Emit the data below verbatim, stripping out any pictures.
-- START SUPPLIED DATA --
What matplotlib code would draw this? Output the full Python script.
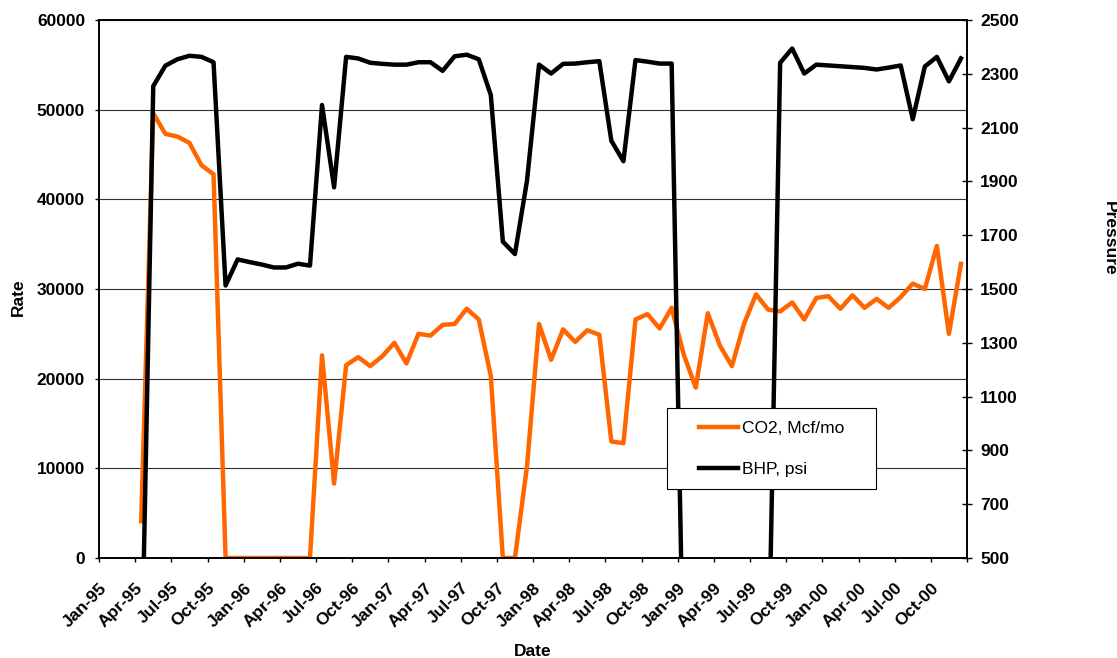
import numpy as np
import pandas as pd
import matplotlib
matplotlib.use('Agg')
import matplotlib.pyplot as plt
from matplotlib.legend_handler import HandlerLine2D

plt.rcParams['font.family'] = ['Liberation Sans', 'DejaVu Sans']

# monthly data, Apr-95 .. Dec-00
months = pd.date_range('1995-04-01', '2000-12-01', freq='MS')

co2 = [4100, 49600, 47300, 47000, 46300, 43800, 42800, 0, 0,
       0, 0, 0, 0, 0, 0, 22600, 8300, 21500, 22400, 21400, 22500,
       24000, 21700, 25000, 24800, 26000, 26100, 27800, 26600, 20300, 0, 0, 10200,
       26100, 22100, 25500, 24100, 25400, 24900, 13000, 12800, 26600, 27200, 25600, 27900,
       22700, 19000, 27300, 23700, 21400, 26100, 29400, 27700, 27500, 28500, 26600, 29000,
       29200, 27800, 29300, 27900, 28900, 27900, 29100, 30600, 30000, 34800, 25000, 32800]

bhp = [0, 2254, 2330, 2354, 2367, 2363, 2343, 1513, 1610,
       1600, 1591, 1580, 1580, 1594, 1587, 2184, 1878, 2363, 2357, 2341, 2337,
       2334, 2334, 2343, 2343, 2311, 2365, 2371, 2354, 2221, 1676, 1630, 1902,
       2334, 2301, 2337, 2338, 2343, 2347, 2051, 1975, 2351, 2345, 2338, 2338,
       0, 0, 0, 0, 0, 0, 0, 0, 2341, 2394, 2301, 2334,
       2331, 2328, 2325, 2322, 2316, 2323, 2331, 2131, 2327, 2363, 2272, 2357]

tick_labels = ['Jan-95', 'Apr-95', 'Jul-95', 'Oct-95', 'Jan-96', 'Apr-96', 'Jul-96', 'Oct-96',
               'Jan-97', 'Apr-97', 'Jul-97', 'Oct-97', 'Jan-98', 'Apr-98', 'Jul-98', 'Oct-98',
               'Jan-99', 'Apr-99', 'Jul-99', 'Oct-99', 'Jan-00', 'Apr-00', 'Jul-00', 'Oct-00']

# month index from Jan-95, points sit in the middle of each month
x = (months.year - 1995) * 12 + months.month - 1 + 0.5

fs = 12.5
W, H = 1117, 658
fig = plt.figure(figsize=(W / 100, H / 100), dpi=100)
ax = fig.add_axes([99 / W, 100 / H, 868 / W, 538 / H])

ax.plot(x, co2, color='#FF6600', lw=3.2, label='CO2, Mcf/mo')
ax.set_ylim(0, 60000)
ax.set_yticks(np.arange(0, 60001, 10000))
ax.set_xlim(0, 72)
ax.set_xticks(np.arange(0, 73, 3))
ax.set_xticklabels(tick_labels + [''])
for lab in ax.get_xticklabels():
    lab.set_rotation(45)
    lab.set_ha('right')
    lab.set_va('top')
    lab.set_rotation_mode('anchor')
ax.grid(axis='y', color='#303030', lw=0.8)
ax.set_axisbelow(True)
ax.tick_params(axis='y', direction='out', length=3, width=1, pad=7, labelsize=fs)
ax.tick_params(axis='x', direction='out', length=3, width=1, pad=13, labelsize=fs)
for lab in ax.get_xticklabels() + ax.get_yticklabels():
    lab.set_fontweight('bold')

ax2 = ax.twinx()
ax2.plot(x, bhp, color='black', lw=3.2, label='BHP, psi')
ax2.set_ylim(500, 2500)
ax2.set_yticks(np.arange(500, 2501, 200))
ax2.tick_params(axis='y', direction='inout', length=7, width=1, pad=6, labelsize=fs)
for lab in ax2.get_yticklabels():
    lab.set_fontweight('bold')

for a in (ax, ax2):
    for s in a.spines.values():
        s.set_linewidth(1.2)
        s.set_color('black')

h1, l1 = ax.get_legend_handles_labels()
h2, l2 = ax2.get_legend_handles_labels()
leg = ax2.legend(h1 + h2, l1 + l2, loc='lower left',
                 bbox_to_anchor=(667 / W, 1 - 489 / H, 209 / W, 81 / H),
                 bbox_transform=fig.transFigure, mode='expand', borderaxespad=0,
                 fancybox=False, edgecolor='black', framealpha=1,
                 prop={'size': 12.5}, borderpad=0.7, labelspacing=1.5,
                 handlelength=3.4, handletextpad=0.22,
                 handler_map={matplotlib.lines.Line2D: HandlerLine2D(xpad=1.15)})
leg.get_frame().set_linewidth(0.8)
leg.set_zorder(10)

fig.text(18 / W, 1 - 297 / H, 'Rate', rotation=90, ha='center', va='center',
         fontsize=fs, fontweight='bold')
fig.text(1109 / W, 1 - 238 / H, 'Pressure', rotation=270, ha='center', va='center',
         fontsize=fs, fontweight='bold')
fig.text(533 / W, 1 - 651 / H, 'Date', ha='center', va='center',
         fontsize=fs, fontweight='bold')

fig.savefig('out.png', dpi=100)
-- END SUPPLIED DATA --
* **RESPONSE TO THIS TASK**:
What matplotlib code would draw this? Output the full Python script.
import numpy as np
import pandas as pd
import matplotlib
matplotlib.use('Agg')
import matplotlib.pyplot as plt
from matplotlib.legend_handler import HandlerLine2D

plt.rcParams['font.family'] = ['Liberation Sans', 'DejaVu Sans']

# monthly data, Apr-95 .. Dec-00
months = pd.date_range('1995-04-01', '2000-12-01', freq='MS')

co2 = [4100, 49600, 47300, 47000, 46300, 43800, 42800, 0, 0,
       0, 0, 0, 0, 0, 0, 22600, 8300, 21500, 22400, 21400, 22500,
       24000, 21700, 25000, 24800, 26000, 26100, 27800, 26600, 20300, 0, 0, 10200,
       26100, 22100, 25500, 24100, 25400, 24900, 13000, 12800, 26600, 27200, 25600, 27900,
       22700, 19000, 27300, 23700, 21400, 26100, 29400, 27700, 27500, 28500, 26600, 29000,
       29200, 27800, 29300, 27900, 28900, 27900, 29100, 30600, 30000, 34800, 25000, 32800]

bhp = [0, 2254, 2330, 2354, 2367, 2363, 2343, 1513, 1610,
       1600, 1591, 1580, 1580, 1594, 1587, 2184, 1878, 2363, 2357, 2341, 2337,
       2334, 2334, 2343, 2343, 2311, 2365, 2371, 2354, 2221, 1676, 1630, 1902,
       2334, 2301, 2337, 2338, 2343, 2347, 2051, 1975, 2351, 2345, 2338, 2338,
       0, 0, 0, 0, 0, 0, 0, 0, 2341, 2394, 2301, 2334,
       2331, 2328, 2325, 2322, 2316, 2323, 2331, 2131, 2327, 2363, 2272, 2357]

tick_labels = ['Jan-95', 'Apr-95', 'Jul-95', 'Oct-95', 'Jan-96', 'Apr-96', 'Jul-96', 'Oct-96',
               'Jan-97', 'Apr-97', 'Jul-97', 'Oct-97', 'Jan-98', 'Apr-98', 'Jul-98', 'Oct-98',
               'Jan-99', 'Apr-99', 'Jul-99', 'Oct-99', 'Jan-00', 'Apr-00', 'Jul-00', 'Oct-00']

# month index from Jan-95, points sit in the middle of each month
x = (months.year - 1995) * 12 + months.month - 1 + 0.5

fs = 12.5
W, H = 1117, 658
fig = plt.figure(figsize=(W / 100, H / 100), dpi=100)
ax = fig.add_axes([99 / W, 100 / H, 868 / W, 538 / H])

ax.plot(x, co2, color='#FF6600', lw=3.2, label='CO2, Mcf/mo')
ax.set_ylim(0, 60000)
ax.set_yticks(np.arange(0, 60001, 10000))
ax.set_xlim(0, 72)
ax.set_xticks(np.arange(0, 73, 3))
ax.set_xticklabels(tick_labels + [''])
for lab in ax.get_xticklabels():
    lab.set_rotation(45)
    lab.set_ha('right')
    lab.set_va('top')
    lab.set_rotation_mode('anchor')
ax.grid(axis='y', color='#303030', lw=0.8)
ax.set_axisbelow(True)
ax.tick_params(axis='y', direction='out', length=3, width=1, pad=7, labelsize=fs)
ax.tick_params(axis='x', direction='out', length=3, width=1, pad=13, labelsize=fs)
for lab in ax.get_xticklabels() + ax.get_yticklabels():
    lab.set_fontweight('bold')

ax2 = ax.twinx()
ax2.plot(x, bhp, color='black', lw=3.2, label='BHP, psi')
ax2.set_ylim(500, 2500)
ax2.set_yticks(np.arange(500, 2501, 200))
ax2.tick_params(axis='y', direction='inout', length=7, width=1, pad=6, labelsize=fs)
for lab in ax2.get_yticklabels():
    lab.set_fontweight('bold')

for a in (ax, ax2):
    for s in a.spines.values():
        s.set_linewidth(1.2)
        s.set_color('black')

h1, l1 = ax.get_legend_handles_labels()
h2, l2 = ax2.get_legend_handles_labels()
leg = ax2.legend(h1 + h2, l1 + l2, loc='lower left',
                 bbox_to_anchor=(667 / W, 1 - 489 / H, 209 / W, 81 / H),
                 bbox_transform=fig.transFigure, mode='expand', borderaxespad=0,
                 fancybox=False, edgecolor='black', framealpha=1,
                 prop={'size': 12.5}, borderpad=0.7, labelspacing=1.5,
                 handlelength=3.4, handletextpad=0.22,
                 handler_map={matplotlib.lines.Line2D: HandlerLine2D(xpad=1.15)})
leg.get_frame().set_linewidth(0.8)
leg.set_zorder(10)

fig.text(18 / W, 1 - 297 / H, 'Rate', rotation=90, ha='center', va='center',
         fontsize=fs, fontweight='bold')
fig.text(1109 / W, 1 - 238 / H, 'Pressure', rotation=270, ha='center', va='center',
         fontsize=fs, fontweight='bold')
fig.text(533 / W, 1 - 651 / H, 'Date', ha='center', va='center',
         fontsize=fs, fontweight='bold')

fig.savefig('out.png', dpi=100)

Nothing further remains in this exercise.